It's bleak, violent, and very funny. The narrative voice is in a distinctly scrappy Newfoundland dialect. One of my favourite expressions is when Johnny describes someone as the "toughest motherfucker ever tried on socks." My heart went out to Johnny, a petty criminal on a cross-Canada pilgrimage. (Of course there was another Tim Hortons reference for my collection. Stay tuned.)

He wants to know where Johnny is from and when Johnny tells him he roars laughing and thinks it's great and right away says how he heard a wicked Newfie joke and starts tellin it to Johnny. Johnny cuts him off though, wont let him tell the joke, but instead asks him if he heard the one about the fella who picked up a hitchhiker and got his face smashed in for tryna tell a Newfie joke.
Do you know that one? Stop me if youve heard it already.

Milkshake is about all I can handle these days. And no chewing going on in our John-John's immediate future, that's for sure. Thank Christ me teeth are bashed out cause all I gotta do is move my top lip outta the way and poke the straw in the gap where the teeth used to be. Life is good.

On the Camino by Jason

This is a wholly different kind of pilgrimage than in We'll All Be Burnt in Our Beds Some Night. Jason, the pseudonym for Norwegian cartoonist John Arne Saeternoy, is a very different kind of man, too: extremely introverted. This is a memoir in comics format about his experience walking the Camino de Santiago in Spain when he turned 50. As in his fiction, Jason draws his people as anthropomorphic animals. His black and white clear-line art depicts encounters with other pilgrims that remind me of my own adventures on walking trips. He also includes wonderful flights of imagination: humorous insights into what goes on inside a brilliant mind with nothing to do but walk and think. Quiet and lovely.

In San Justo de la Vega I discover that I have a hole in one of my socks.
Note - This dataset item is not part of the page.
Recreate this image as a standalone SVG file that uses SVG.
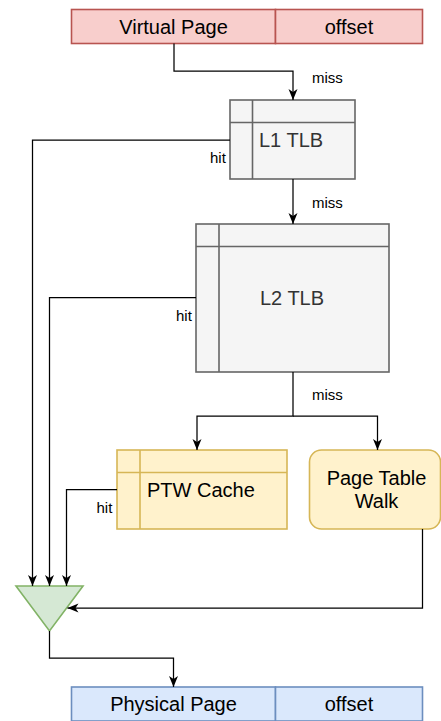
<svg xmlns="http://www.w3.org/2000/svg" width="441" height="721" viewBox="0 0 441 721">
<style>
text{font-family:"Liberation Sans",Arial,sans-serif;}
.big{font-size:20px;fill:#000;}
.gray{font-size:20px;fill:#333333;}
.lbl{font-size:15px;fill:#000;}
.pink{fill:#f8cecc;stroke:#b85450;stroke-width:1.6;}
.grey{fill:#f5f5f5;stroke:#666666;stroke-width:1.6;}
.yel{fill:#fff2cc;stroke:#d6b656;stroke-width:1.6;}
.grn{fill:#d5e8d4;stroke:#82b366;stroke-width:1.6;}
.blue{fill:#dae8fc;stroke:#6c8ebf;stroke-width:1.6;}
.ln{fill:none;stroke:#666666;stroke-width:1.6;}
.lny{fill:none;stroke:#d6b656;stroke-width:1.6;}
.e{fill:none;stroke:#000;stroke-width:1.25;}
</style>
<defs>
<marker id="arr" markerUnits="userSpaceOnUse" markerWidth="12" markerHeight="12" viewBox="0 0 12 12" refX="11" refY="6" orient="auto">
<path d="M0,1.5 L11,6 L0,10.5 L3,6 z" fill="#000"/>
</marker>
</defs>
<g id="virtual-address">
<rect class="pink" x="71.5" y="9.5" width="204" height="34"/>
<rect class="pink" x="275.5" y="9.5" width="147" height="34"/>
<text class="big" x="173.5" y="33.5" text-anchor="middle">Virtual Page</text>
<text class="big" x="349" y="33.5" text-anchor="middle">offset</text>
</g>
<g id="l1-tlb">
<rect class="grey" x="230" y="100" width="125" height="79"/>
<path class="ln" d="M230,122.5 H355 M252.5,100 V179"/>
<text class="gray" x="259" y="146.5">L1 TLB</text>
</g>
<g id="l2-tlb">
<rect class="grey" x="196" y="224" width="193" height="148"/>
<path class="ln" d="M196,246.5 H389 M219,224 V372"/>
<text class="gray" x="292" y="305" text-anchor="middle">L2 TLB</text>
</g>
<g id="ptw-cache">
<rect class="yel" x="117" y="450" width="170" height="79"/>
<path class="lny" d="M117,472.5 H287 M140,450 V529"/>
<text class="big" x="147" y="497">PTW Cache</text>
</g>
<g id="page-table-walk">
<rect class="yel" x="309.5" y="450" width="131" height="79" rx="12" ry="12"/>
<text class="big" x="376.5" y="485" text-anchor="middle">Page Table</text>
<text class="big" x="376.5" y="508" text-anchor="middle">Walk</text>
</g>
<g id="mux">
<path class="grn" d="M16,586 L83,586 L49.5,631 z"/>
</g>
<g id="physical-address">
<rect class="blue" x="71.5" y="687" width="204" height="34"/>
<rect class="blue" x="275.5" y="687" width="147" height="34"/>
<text class="big" x="173.5" y="711" text-anchor="middle">Physical Page</text>
<text class="big" x="349" y="711" text-anchor="middle">offset</text>
</g>
<g id="connectors">
<path class="e" d="M174,43.5 V71 H293 V100" marker-end="url(#arr)"/>
<path class="e" d="M293,179 V224" marker-end="url(#arr)"/>
<path class="e" d="M293,372 V416 H197 V450" marker-end="url(#arr)"/>
<path class="e" d="M293,416 H377.5 V450" marker-end="url(#arr)"/>
<path class="e" d="M230,140 H32.5 V586" marker-end="url(#arr)"/>
<path class="e" d="M196,297.5 H49.5 V586" marker-end="url(#arr)"/>
<path class="e" d="M117,489.5 H66.5 V586" marker-end="url(#arr)"/>
<path class="e" d="M422.5,529 V608 H67.5" marker-end="url(#arr)"/>
<path class="e" d="M49.5,631 V658 H173.5 V687" marker-end="url(#arr)"/>
<text class="lbl" x="312" y="83">miss</text>
<text class="lbl" x="312" y="208">miss</text>
<text class="lbl" x="312" y="400">miss</text>
<text class="lbl" x="210" y="162.5">hit</text>
<text class="lbl" x="176" y="320.5">hit</text>
<text class="lbl" x="96.5" y="513">hit</text>
</g>
</svg>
In Astoria I buy a pair of sports socks for 21 euros and a Ryanair plane ticket from Santiago to Barcelona, which costs 23 euros.



My Brother's Husband, Volume 2, by Gengoroh Tagama
The charming conclusion to a story about a Canadian man who, after his Japanese husband Ryoji dies, travels to visit Ryoji's twin brother Yaichi in Tokyo. Yaichi, a divorced dad caring for his daughter, continues to develop empathy and to check his assumptions about queerness. I loved all of the embedded details about daily life in Japan, which made me even more excited about my upcoming trip there next year.
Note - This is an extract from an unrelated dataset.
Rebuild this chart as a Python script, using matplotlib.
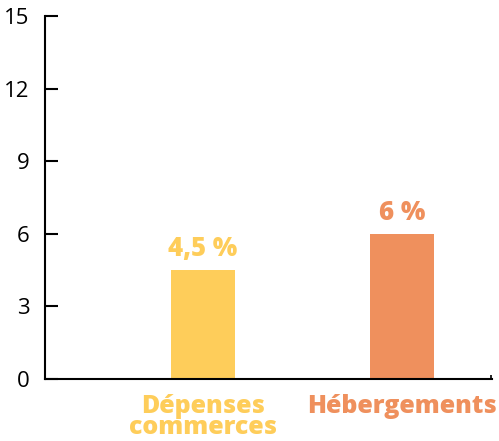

The story is laid out in right-to-left Japanese manga. The black and white art is highly realistic with a pleasing balance of funny and poignant scenes. Start with volume 1, if you haven't yet read it. And, if you are new to manga, this is an easy entry into the format.
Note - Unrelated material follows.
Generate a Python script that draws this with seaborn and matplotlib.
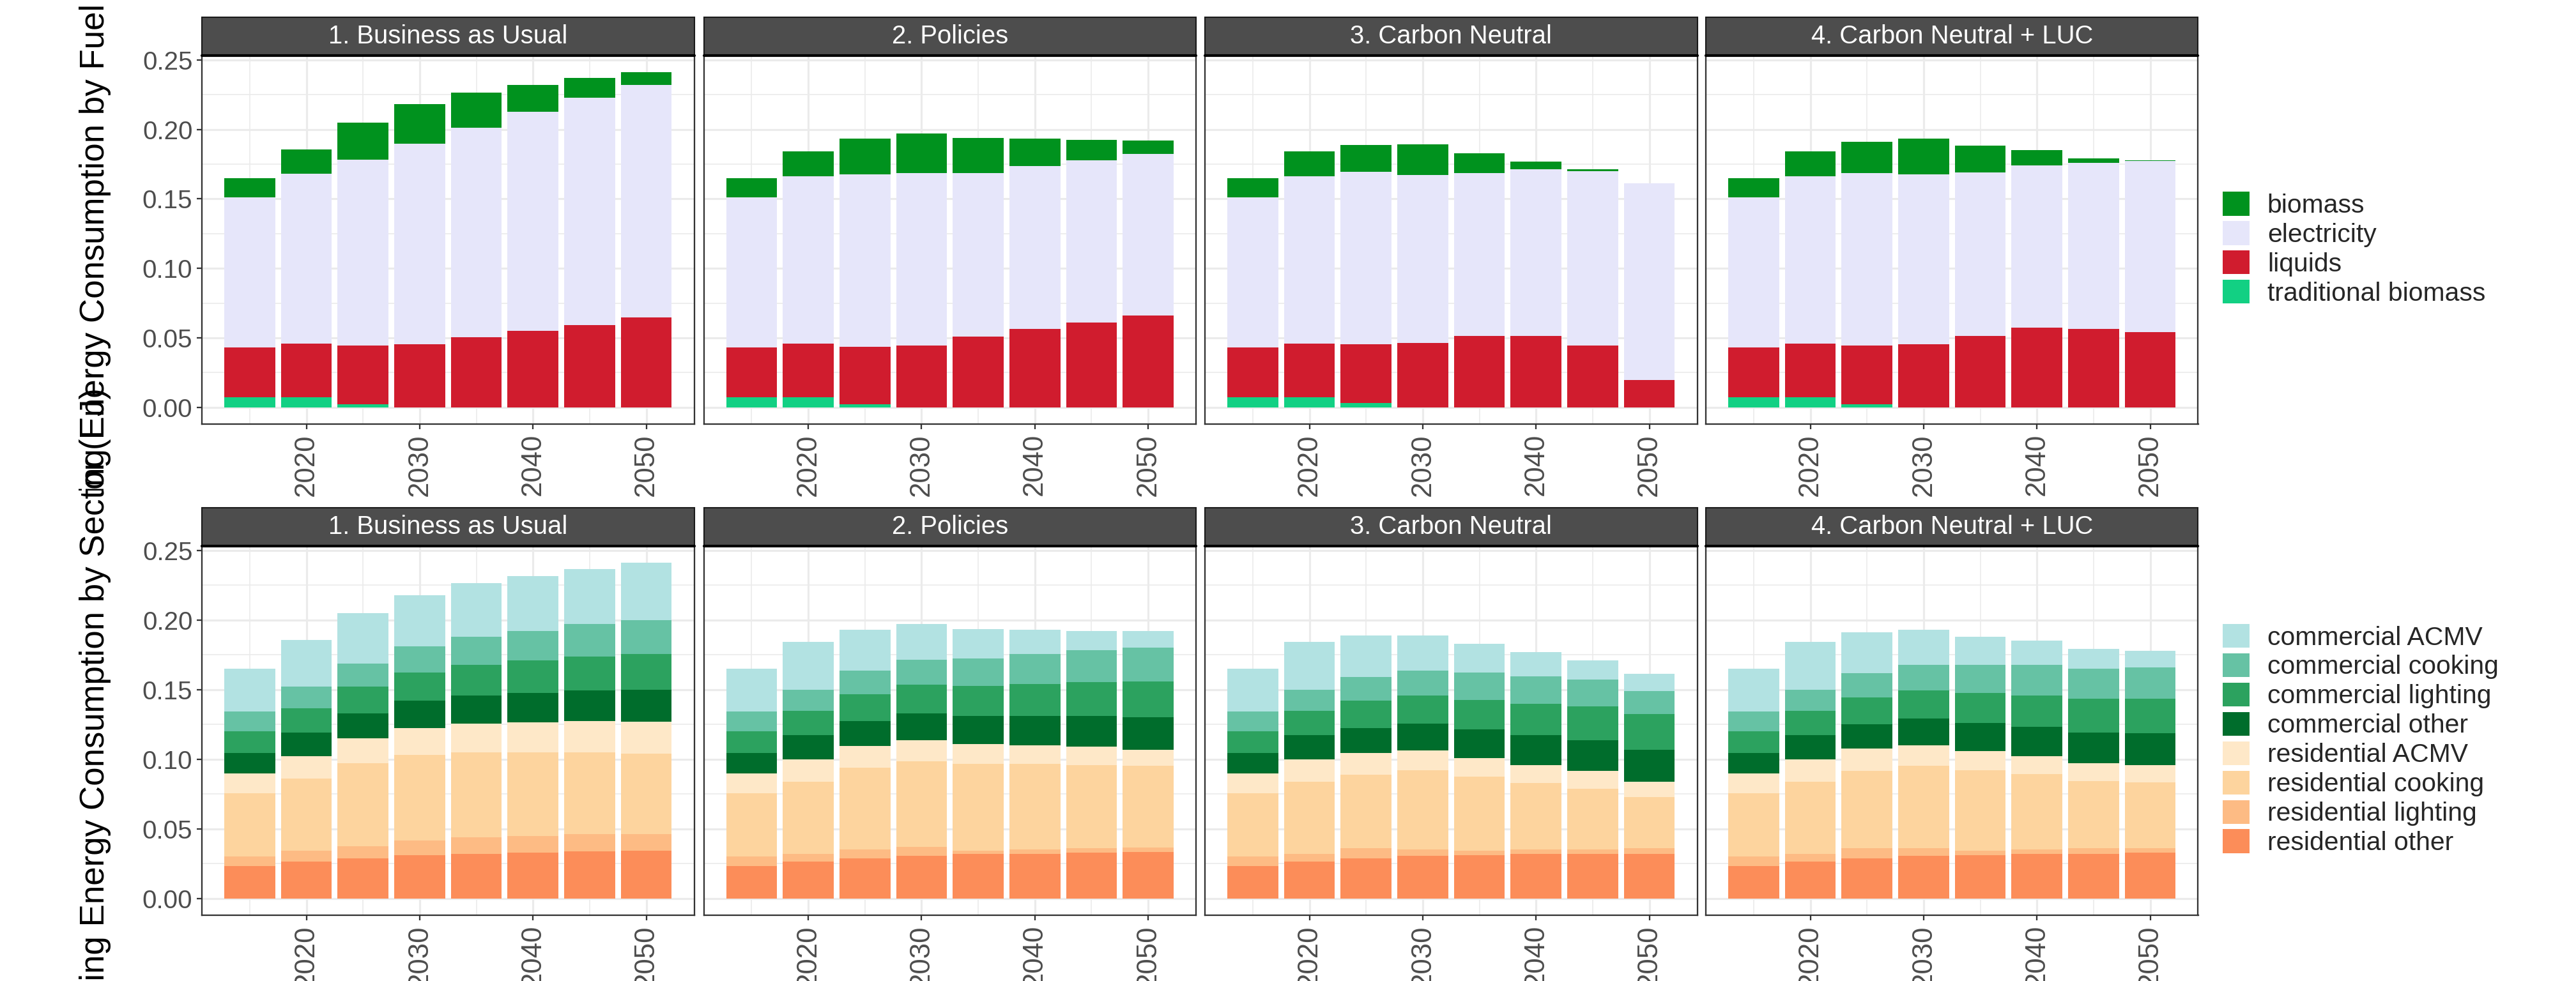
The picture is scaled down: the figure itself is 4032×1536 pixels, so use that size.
import numpy as np
import pandas as pd
import matplotlib
matplotlib.use("Agg")
import matplotlib.pyplot as plt
from matplotlib.patches import Patch, Rectangle
from matplotlib.ticker import MultipleLocator, FormatStrFormatter
import seaborn as sns

### data (EJ), rows = scenarios, columns = years
years = [2015, 2020, 2025, 2030, 2035, 2040, 2045, 2050]
scenarios = ["1. Business as Usual", "2. Policies", "3. Carbon Neutral", "4. Carbon Neutral + LUC"]

fuels = ["biomass", "electricity", "liquids", "traditional biomass"]
fuel_colors = ["#00921E", "#E6E6FA", "#D01C2E", "#12D083"]

biomass = [[.0136, .0174, .0266, .0287, .0253, .0194, .0143, .0089],
           [.0136, .0178, .0255, .0285, .0251, .0196, .0147, .0095],
           [.0136, .0178, .0193, .0220, .0142, .0055, .0014, .0000],
           [.0136, .0178, .0225, .0256, .0194, .0109, .0031, .0004]]
electricity = [[.1083, .1221, .1335, .1441, .1508, .1574, .1632, .1677],
               [.1083, .1204, .1243, .1239, .1179, .1172, .1165, .1161],
               [.1083, .1204, .1243, .1208, .1170, .1197, .1256, .1415],
               [.1083, .1204, .1243, .1225, .1174, .1167, .1194, .1230]]
liquids = [[.0358, .0389, .0423, .0454, .0503, .0552, .0594, .0645],
           [.0358, .0389, .0410, .0447, .0507, .0565, .0612, .0663],
           [.0358, .0389, .0423, .0465, .0516, .0516, .0443, .0198],
           [.0358, .0389, .0419, .0452, .0516, .0574, .0565, .0543]]
trad_biomass = [[.0071, .0071, .0024, 0, 0, 0, 0, 0],
                [.0071, .0071, .0024, 0, 0, 0, 0, 0],
                [.0071, .0071, .0029, 0, 0, 0, 0, 0],
                [.0071, .0071, .0024, 0, 0, 0, 0, 0]]

sectors = ["commercial ACMV", "commercial cooking", "commercial lighting", "commercial other",
           "residential ACMV", "residential cooking", "residential lighting", "residential other"]
sector_colors = ["#B2E2E2", "#66C2A4", "#2CA25F", "#006D2C",
                 "#FEE8C8", "#FDD49E", "#FDBB84", "#FC8D59"]

com_acmv = [[.0307, .0334, .0359, .0370, .0386, .0395, .0397, .0413],
            [.0307, .0341, .0293, .0254, .0211, .0177, .0141, .0118],
            [.0307, .0341, .0298, .0252, .0207, .0175, .0141, .0120],
            [.0307, .0341, .0293, .0252, .0206, .0175, .0143, .0120]]
com_cooking = [[.0143, .0156, .0168, .0189, .0202, .0215, .0232, .0243],
               [.0143, .0154, .0174, .0182, .0200, .0215, .0229, .0243],
               [.0143, .0154, .0170, .0179, .0197, .0198, .0193, .0168],
               [.0143, .0154, .0171, .0184, .0202, .0216, .0216, .0221]]
com_lighting = [[.0152, .0175, .0193, .0202, .0216, .0230, .0243, .0254],
                [.0152, .0175, .0189, .0207, .0216, .0230, .0243, .0257],
                [.0152, .0175, .0193, .0202, .0211, .0224, .0243, .0255],
                [.0152, .0175, .0193, .0202, .0212, .0225, .0243, .0252]]
com_other = [[.0150, .0166, .0179, .0193, .0202, .0211, .0220, .0229],
             [.0150, .0171, .0182, .0193, .0202, .0211, .0220, .0232],
             [.0150, .0171, .0179, .0193, .0203, .0212, .0220, .0229],
             [.0150, .0171, .0177, .0193, .0202, .0211, .0220, .0229]]
res_acmv = [[.0143, .0163, .0179, .0197, .0207, .0216, .0225, .0230],
            [.0143, .0161, .0156, .0152, .0143, .0134, .0130, .0118],
            [.0143, .0161, .0159, .0145, .0136, .0133, .0125, .0113],
            [.0143, .0161, .0161, .0150, .0140, .0132, .0125, .0120]]
res_cooking = [[.0454, .0520, .0593, .0613, .0613, .0604, .0590, .0581],
               [.0454, .0522, .0584, .0611, .0620, .0611, .0597, .0583],
               [.0454, .0522, .0529, .0566, .0533, .0477, .0436, .0368],
               [.0454, .0522, .0556, .0588, .0575, .0542, .0486, .0477]]
res_lighting = [[.0068, .0078, .0091, .0107, .0116, .0120, .0125, .0120],
                [.0068, .0055, .0068, .0068, .0027, .0032, .0036, .0036],
                [.0068, .0055, .0073, .0050, .0028, .0032, .0032, .0037],
                [.0068, .0055, .0073, .0059, .0032, .0032, .0037, .0032]]
res_other = [[.0232, .0263, .0286, .0309, .0322, .0327, .0336, .0341],
             [.0232, .0263, .0286, .0304, .0318, .0322, .0327, .0332],
             [.0232, .0263, .0286, .0304, .0313, .0318, .0322, .0322],
             [.0232, .0263, .0286, .0304, .0313, .0318, .0322, .0327]]

fuel_data = dict(zip(fuels, [biomass, electricity, liquids, trad_biomass]))
sector_data = dict(zip(sectors, [com_acmv, com_cooking, com_lighting, com_other,
                                 res_acmv, res_cooking, res_lighting, res_other]))


def to_long(series) :
    rows = []
    for name, vals in series.items() :
        for s, scen in enumerate(scenarios) :
            for y, yr in enumerate(years) :
                rows.append({"scenario": scen, "year": yr, "group": name, "value": vals[s][y]})
    return pd.DataFrame(rows)


df_fuel = to_long(fuel_data)
df_sector = to_long(sector_data)

sns.set_style("white")
plt.rcParams["font.family"] = ["Liberation Sans", "DejaVu Sans"]

W, H = 4032, 1536
fig = plt.figure(figsize=(W / 300, H / 300), dpi=300)

col_left = [316, 1101.5, 1886, 2670]
panel_w = 770.5
row_box = [(87, 664), (855, 1433)]   # top / bottom pixel of each panel row
strip_px = 60

step = years[1] - years[0]
bin_range = (years[0] - step / 2, years[-1] + step / 2)
bar_lo, bar_hi = years[0] - 0.45 * step, years[-1] + 0.45 * step
xpad = 0.05 * (bar_hi - bar_lo)

grid_col = "#EBEBEB"
axis_col = "#333333"
text_col = "#4D4D4D"


def draw_row(df, order, colors, r) :
    top_px, bot_px = row_box[r]
    ymax = df.groupby(["scenario", "year"])["value"].sum().max()
    pal = dict(zip(order, colors))
    for c, scen in enumerate(scenarios) :
        ax = fig.add_axes([col_left[c] / W, 1 - bot_px / H, panel_w / W, (bot_px - top_px) / H])
        sns.histplot(data=df[df["scenario"] == scen], x="year", weights="value",
                     hue="group", hue_order=order, palette=pal, multiple="stack",
                     binwidth=step, binrange=bin_range, shrink=0.9, alpha=1,
                     linewidth=0, edgecolor="none", legend=False, ax=ax)
        ax.set_xlim(bar_lo - xpad, bar_hi + xpad)
        ax.set_ylim(-0.05 * ymax, 1.05 * ymax)
        ax.set_xlabel("")
        ax.set_ylabel("")

        #---------grid like theme_bw
        ax.set_axisbelow(True)
        ax.xaxis.set_major_locator(MultipleLocator(10))
        ax.xaxis.set_minor_locator(MultipleLocator(5))
        ax.yaxis.set_major_locator(MultipleLocator(0.05))
        ax.yaxis.set_minor_locator(MultipleLocator(0.025))
        ax.yaxis.set_major_formatter(FormatStrFormatter("%.2f"))
        ax.grid(which="major", color=grid_col, linewidth=0.75)
        ax.grid(which="minor", color=grid_col, linewidth=0.4)
        for sp in ax.spines.values() :
            sp.set_color(axis_col)
            sp.set_linewidth(0.55)
            sp.set_visible(True)
        ax.tick_params(which="minor", length=0)
        ax.tick_params(axis="x", which="major", length=2, width=0.55, color=axis_col,
                       labelsize=10.5, labelcolor=text_col, labelrotation=90, pad=1.6,
                       bottom=True)
        if c == 0 :
            ax.tick_params(axis="y", which="major", length=2, width=0.55, color=axis_col,
                           labelsize=9.7, labelcolor=text_col, pad=1.5, left=True)
        else :
            ax.tick_params(axis="y", which="major", length=0, labelleft=False)

        #---------facet strip
        sh = strip_px / (bot_px - top_px)
        ax.add_patch(Rectangle((0, 1), 1, sh, transform=ax.transAxes, clip_on=False,
                               facecolor="#4D4D4D", edgecolor="#1A1A1A", linewidth=0.5, zorder=5))
        ax.plot([0, 1], [1, 1], transform=ax.transAxes, color="black", linewidth=1.0,
                clip_on=False, zorder=6)
        ax.text(0.5, 1 + sh / 2, scen, transform=ax.transAxes, ha="center", va="center",
                color="white", fontsize=9.6, zorder=7)

    handles = [Patch(facecolor=pal[k], edgecolor="none", label=k) for k in order]
    fig.legend(handles=handles, loc="center left",
               bbox_to_anchor=(3479 / W, 1 - ((top_px + bot_px) / 2 + 14) / H),
               frameon=False, fontsize=9.8, handlelength=1.03, handleheight=1.03,
               handletextpad=0.68, labelspacing=0.13, borderpad=0, borderaxespad=0)


draw_row(df_fuel, fuels, fuel_colors, 0)
draw_row(df_sector, sectors, sector_colors, 1)

### y labels overlap like in the original combined figure
fig.text(0.037, 1 - 392 / H, "Building Energy Consumption by Fuel (EJ)", rotation=90,
         ha="center", va="center", fontsize=12.7, color="black", zorder=1)
fig.patches.append(Rectangle((0, 0), 200 / W, 0.5, transform=fig.transFigure,
                             facecolor="white", edgecolor="none", zorder=1.5))
fig.text(0.037, 1 - 1130 / H, "Building Energy Consumption by Sector (EJ)", rotation=90,
         ha="center", va="center", fontsize=12.7, color="black", zorder=2)

fig.savefig("out.png", dpi=300, facecolor="white")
Julian Is a Mermaid by Jessica Love

A heartwarming picture book for all ages, in which a little boy is encouraged to celebrate his inner mermaid. The illustrations are absolutely gorgeous. The story starts wordlessly on the endpapers and there's even a epilogue on the final endpapers. A cameo on the inside dust jacket shows a mermaid in Julian's selection in the mirror. It's details like this that add up to a glorious package that would make a great gift.

And the Ocean Was Our Sky by Patrick Ness

A re-read. I listened to the audiobook last month and enjoyed it very much. (It's only about 3 hours long, performed by Cassandra Campbell.) Rovina Cai's expressionist illustrations in the print edition made my re-read an even better experience. A thought-provoking and powerful twist on Moby Dick, told from the perspective of a whale. The fable explores blind loyalty, obsession, revenge, and our capacity for violence.

For there are devils in the deep, but worst are the ones we make.


Unsheltered by Barbara Kingsolver 
Audiobook [17 h] performed by the author

Alternative ideas about family, plus issues of social justice and environmentalism, give lots of depth to this dual narrative set in the same New Jersey urban location, separated in time by nearly 200 years. Fascinating characters and a thoughtful storyline--just what I've come to expect from Kingsolver.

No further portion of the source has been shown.